• _What you need to do_
Return the listing below exactly, with the pictures dropped.

════════════════

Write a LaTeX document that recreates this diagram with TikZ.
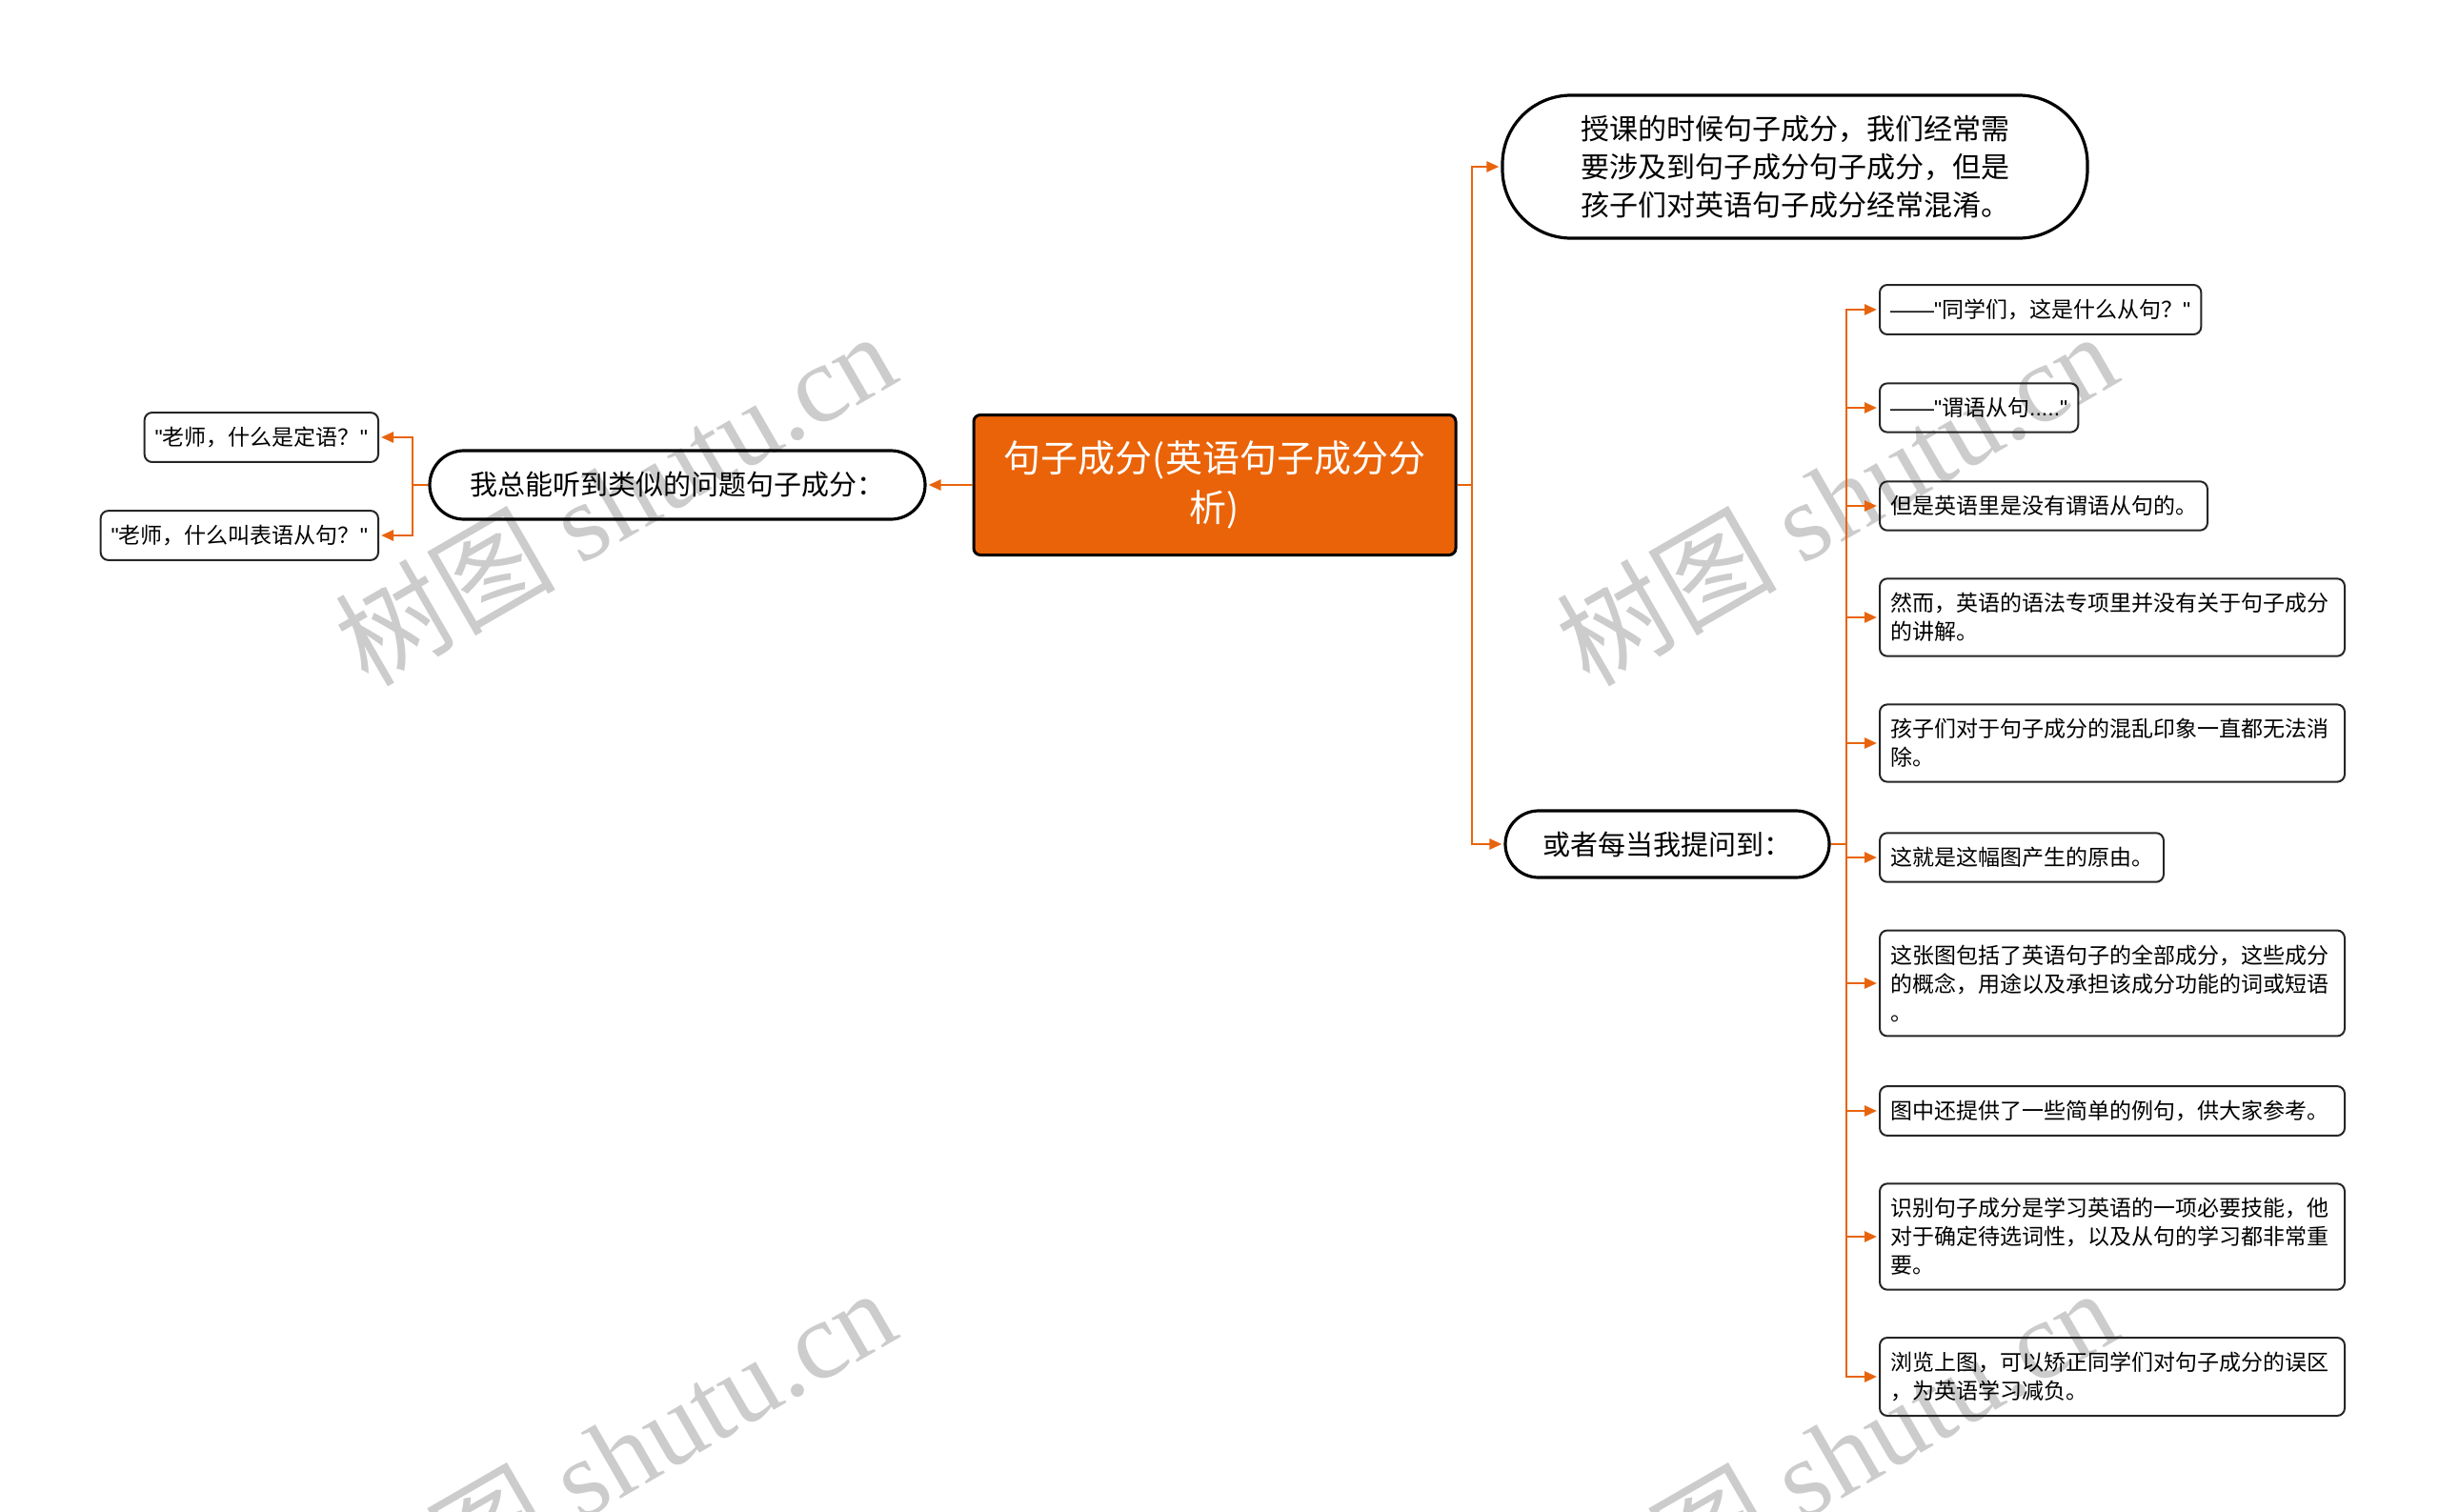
\documentclass[tikz,border=0pt]{standalone}
\usepackage{fontspec}
\setmainfont{Noto Sans CJK SC}
\newfontfamily\wmlatin{Liberation Serif}
\newfontfamily\lat{Liberation Sans}
\newcommand\qq{{\lat "}}
\newcommand\dd{{\lat ——}}
\usetikzlibrary{arrows.meta}
\definecolor{brorange}{HTML}{E8640C}
\definecolor{rootfill}{HTML}{EA6308}
\begin{document}
\begin{tikzpicture}[x=1pt,y=-1pt,
  conn/.style={draw=brorange,line width=2.6pt},
  arr/.style={conn,-{Triangle[length=13pt,width=11pt]},shorten >=2pt},
  leaf/.style={draw=black!85,line width=2pt,rounded corners=8pt,inner xsep=11pt,inner ysep=15pt,
    font=\fontsize{23}{30}\selectfont,align=left,anchor=west},
  wide/.style={leaf,text width=466pt},
  pill/.style={draw=black,line width=3.2pt,rounded corners=#1,align=left},
  wm/.style={text=black!20,rotate=30,font=\fontsize{116}{116}\selectfont}
]
\useasboundingbox (0,0) rectangle (2560,1587);
% watermarks
\node[wm] (w1) at (645,522) {树图 {\wmlatin shutu.cn}};
\node[wm] (w2) at (1927,522) {树图 {\wmlatin shutu.cn}};
\node[wm] (w3) at (645,1526) {树图 {\wmlatin shutu.cn}};
\node[wm] (w4) at (1927,1526) {树图 {\wmlatin shutu.cn}};
% root
\node[draw=black,line width=3pt,fill=rootfill,rounded corners=7pt,minimum width=506pt,minimum height=147pt,
  text=white,align=center,font=\fontsize{39}{52}\selectfont] (root) at (1275,509)
  {句子成分(英语句子成分分\\析)};
% main branches
\node[pill=72pt,minimum width=614pt,minimum height=150pt,font=\fontsize{30}{40}\selectfont] (top) at (1884,175)
  {授课的时候句子成分，我们经常需\\要涉及到句子成分句子成分，但是\\孩子们对英语句子成分经常混淆。};
\node[pill=36pt,minimum width=520pt,minimum height=72pt,font=\fontsize{29}{36}\selectfont] (left) at (711,509)
  {我总能听到类似的问题句子成分：};
\node[pill=35pt,minimum width=340pt,minimum height=70pt,font=\fontsize{29}{36}\selectfont] (q) at (1750,886)
  {或者每当我提问到：};
% left leaves
\node[leaf,anchor=east] (l1) at (398,459) {\qq 老师，什么是定语？\qq};
\node[leaf,anchor=east] (l2) at (398,562) {\qq 老师，什么叫表语从句？\qq};
% right leaves
\node[leaf] (r1) at (1972,325) {\dd\qq 同学们，这是什么从句？\qq};
\node[leaf] (r2) at (1972,428) {\dd\qq 谓语从句{\lat .....}\qq};
\node[leaf] (r3) at (1972,531) {但是英语里是没有谓语从句的。};
\node[wide] (r4) at (1972,648) {然而，英语的语法专项里并没有关于句子成分\\的讲解。};
\node[wide] (r5) at (1972,780) {孩子们对于句子成分的混乱印象一直都无法消\\除。};
\node[leaf] (r6) at (1972,900) {这就是这幅图产生的原由。};
\node[wide] (r7) at (1972,1032) {这张图包括了英语句子的全部成分，这些成分\\的概念，用途以及承担该成分功能的词或短语\\。};
\node[wide] (r8) at (1972,1166) {图中还提供了一些简单的例句，供大家参考。};
\node[wide] (r9) at (1972,1298) {识别句子成分是学习英语的一项必要技能，他\\对于确定待选词性，以及从句的学习都非常重\\要。};
\node[wide] (r10) at (1972,1445) {浏览上图，可以矫正同学们对句子成分的误区\\，为英语学习减负。};
% connectors
\coordinate (lj) at (433,509);
\coordinate (rj) at (1545,509);
\coordinate (qj) at (1938,886);
\draw[arr] (root.west) -- (left.east);
\draw[conn] (left.west) -- (lj);
\draw[arr] (lj) |- (l1.east);
\draw[arr] (lj) |- (l2.east);
\draw[conn] (root.east) -- (rj);
\draw[arr] (rj) |- (top.west);
\draw[arr] (rj) |- (q.west);
\draw[conn] (q.east) -- (qj);
\foreach \n in {r1,r2,r3,r4,r5,r6,r7,r8,r9,r10}{\draw[arr] (qj) |- (\n.west);}
\end{tikzpicture}
\end{document}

════════════════

• _Result_
Write a LaTeX document that recreates this diagram with TikZ.
\documentclass[tikz,border=0pt]{standalone}
\usepackage{fontspec}
\setmainfont{Noto Sans CJK SC}
\newfontfamily\wmlatin{Liberation Serif}
\newfontfamily\lat{Liberation Sans}
\newcommand\qq{{\lat "}}
\newcommand\dd{{\lat ——}}
\usetikzlibrary{arrows.meta}
\definecolor{brorange}{HTML}{E8640C}
\definecolor{rootfill}{HTML}{EA6308}
\begin{document}
\begin{tikzpicture}[x=1pt,y=-1pt,
  conn/.style={draw=brorange,line width=2.6pt},
  arr/.style={conn,-{Triangle[length=13pt,width=11pt]},shorten >=2pt},
  leaf/.style={draw=black!85,line width=2pt,rounded corners=8pt,inner xsep=11pt,inner ysep=15pt,
    font=\fontsize{23}{30}\selectfont,align=left,anchor=west},
  wide/.style={leaf,text width=466pt},
  pill/.style={draw=black,line width=3.2pt,rounded corners=#1,align=left},
  wm/.style={text=black!20,rotate=30,font=\fontsize{116}{116}\selectfont}
]
\useasboundingbox (0,0) rectangle (2560,1587);
% watermarks
\node[wm] (w1) at (645,522) {树图 {\wmlatin shutu.cn}};
\node[wm] (w2) at (1927,522) {树图 {\wmlatin shutu.cn}};
\node[wm] (w3) at (645,1526) {树图 {\wmlatin shutu.cn}};
\node[wm] (w4) at (1927,1526) {树图 {\wmlatin shutu.cn}};
% root
\node[draw=black,line width=3pt,fill=rootfill,rounded corners=7pt,minimum width=506pt,minimum height=147pt,
  text=white,align=center,font=\fontsize{39}{52}\selectfont] (root) at (1275,509)
  {句子成分(英语句子成分分\\析)};
% main branches
\node[pill=72pt,minimum width=614pt,minimum height=150pt,font=\fontsize{30}{40}\selectfont] (top) at (1884,175)
  {授课的时候句子成分，我们经常需\\要涉及到句子成分句子成分，但是\\孩子们对英语句子成分经常混淆。};
\node[pill=36pt,minimum width=520pt,minimum height=72pt,font=\fontsize{29}{36}\selectfont] (left) at (711,509)
  {我总能听到类似的问题句子成分：};
\node[pill=35pt,minimum width=340pt,minimum height=70pt,font=\fontsize{29}{36}\selectfont] (q) at (1750,886)
  {或者每当我提问到：};
% left leaves
\node[leaf,anchor=east] (l1) at (398,459) {\qq 老师，什么是定语？\qq};
\node[leaf,anchor=east] (l2) at (398,562) {\qq 老师，什么叫表语从句？\qq};
% right leaves
\node[leaf] (r1) at (1972,325) {\dd\qq 同学们，这是什么从句？\qq};
\node[leaf] (r2) at (1972,428) {\dd\qq 谓语从句{\lat .....}\qq};
\node[leaf] (r3) at (1972,531) {但是英语里是没有谓语从句的。};
\node[wide] (r4) at (1972,648) {然而，英语的语法专项里并没有关于句子成分\\的讲解。};
\node[wide] (r5) at (1972,780) {孩子们对于句子成分的混乱印象一直都无法消\\除。};
\node[leaf] (r6) at (1972,900) {这就是这幅图产生的原由。};
\node[wide] (r7) at (1972,1032) {这张图包括了英语句子的全部成分，这些成分\\的概念，用途以及承担该成分功能的词或短语\\。};
\node[wide] (r8) at (1972,1166) {图中还提供了一些简单的例句，供大家参考。};
\node[wide] (r9) at (1972,1298) {识别句子成分是学习英语的一项必要技能，他\\对于确定待选词性，以及从句的学习都非常重\\要。};
\node[wide] (r10) at (1972,1445) {浏览上图，可以矫正同学们对句子成分的误区\\，为英语学习减负。};
% connectors
\coordinate (lj) at (433,509);
\coordinate (rj) at (1545,509);
\coordinate (qj) at (1938,886);
\draw[arr] (root.west) -- (left.east);
\draw[conn] (left.west) -- (lj);
\draw[arr] (lj) |- (l1.east);
\draw[arr] (lj) |- (l2.east);
\draw[conn] (root.east) -- (rj);
\draw[arr] (rj) |- (top.west);
\draw[arr] (rj) |- (q.west);
\draw[conn] (q.east) -- (qj);
\foreach \n in {r1,r2,r3,r4,r5,r6,r7,r8,r9,r10}{\draw[arr] (qj) |- (\n.west);}
\end{tikzpicture}
\end{document}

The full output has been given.